Though some money for a regional system in southeast Michigan may come from the state’s general fund, which has been facing billion-dollar deficits for three straight years, it is more likely that local taxes would cover what federal dollars do not. Some local leaders doubt that transit will gain enough local support to pass the necessary tax increases.

“If they can get all the money from the federal government, more power to them,” said L. Brooks Patterson, the Oakland County executive, of the Detroit project’s promoters. “But otherwise the costs are likely to be too prohibitive.”

The intense competition for federal money also means a long wait for new transit projects. 

“I am concerned that there are a number of projects ahead of us and that federal funds could take several years to be realized,” said Mr. Palombo.

Pushing Through
Since local governments might be required to pay 40 or more percent, not 20 percent, of improving transit in southeastern Michigan, building it will turn on whether local citizens will vote for increased local support for public transit.

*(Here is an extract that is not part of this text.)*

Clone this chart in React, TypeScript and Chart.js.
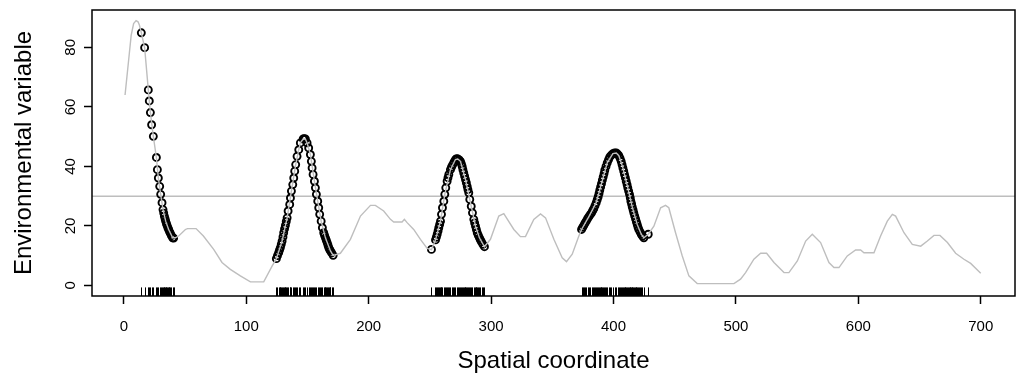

“At the end of the day,” Mr. Palombo said, “it will be up to the local elected officials and the public to decide (whether or not) to build.”

But many transit proponents are optimistic about that part of the complex effort needed to build a modern regional transit system in southeast Michigan. Taxpayer support for local transit systems has been strong across Michigan in recent years. Last August 13 out of 14 communities voting on renewing or increasing transit millages approved such measures.

Prof. Anderson of U of D Mercy said that what may work best is an incremental approach. He thinks creating a model system between Detroit and Ann Arbor would be a highly effective first step toward world-class transit for the entire region.

“We may create one good line,” he said, “and then look to the future with a successful template.”